In Sea Hawk Seafoods, Inc. v. Exxon Corp. (In re Exxon Valdez), 484 F.3d 1098, 1102 (9th Cir.2007), we held that Alaska law, not federal law, supplied the rate of prejudgment interest for the settlement agreement between Plaintiff Sea Hawk Seafoods and Defendant Exxon Mobil Corp. We remanded to the district court for further proceedings so it could decide whether the rate should be simple or compound. Id. at 1103.

Under Alaska law, statutory interest is simple interest unless the parties agree to compounding. Alaska Stat. § 09.30.070(a); Alyeska Pipeline Serv. Co. v. Anderson, 669 P.2d 956 (Alaska 1983) (per curiam). After taking evidence and hearing arguments, the district court found that the parties did not agree to compounding. That finding is not clearly erroneous. See Stephens v. City of Vista, 994 F.2d 650, 655 (9th Cir.1993) (noting that when the interpretation of a contract includes review of factual extrinsic evidence, the findings of fact are reviewed for clear error).

Although a letter from Exxon to Sea Hawk stated in part that the parties “agreed that prejudgment interest will be compounded annually,” that statement appeared in the context of a ruling by the district court that the federal interest rate applied. The remainder of the letter suggests that the parties made them entire agreement in the light of that ruling and, therefore, in the expectation that federal law governed.

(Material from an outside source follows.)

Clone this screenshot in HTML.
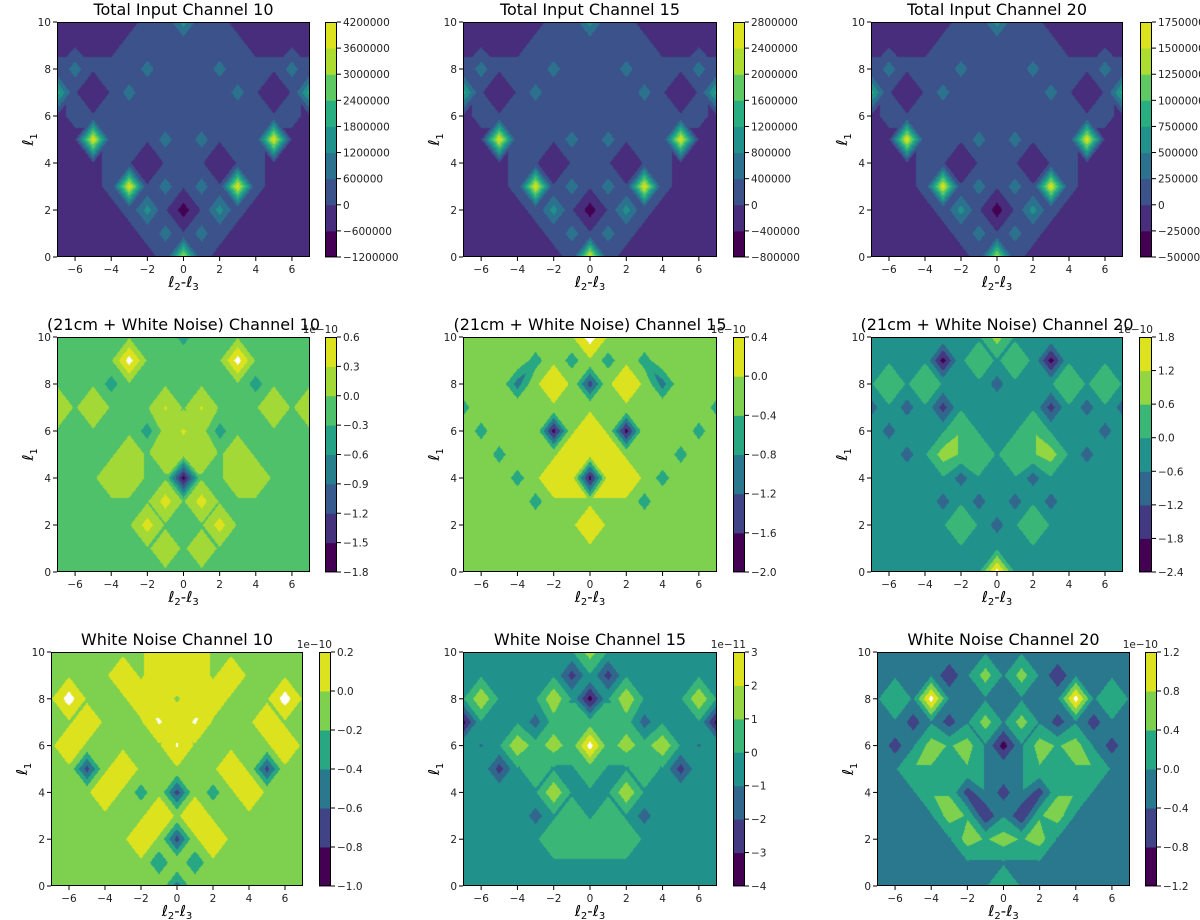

Moreover, the district court did not abuse its discretion, see Engquist v. Or. Dep’t of Agrie., 478 F.3d 985, 1000 (9th Cir.2007), in refusing to invoke judicial estoppel against Exxon. Although the court recognized that Exxon had previously taken the position that it had voluntarily agreed to compound interest, the court understood the agreement to be limited to federal law. That is, the court was not misled. See New Hampshire v. Maine, 532 U.S. 742, 750-51, 121 S.Ct. 1808, 149 L.Ed.2d 968 (2001).

AFFIRMED.

This disposition is not appropriate for publication and is not precedent except as provided by Ninth Circuit Rule 36-3.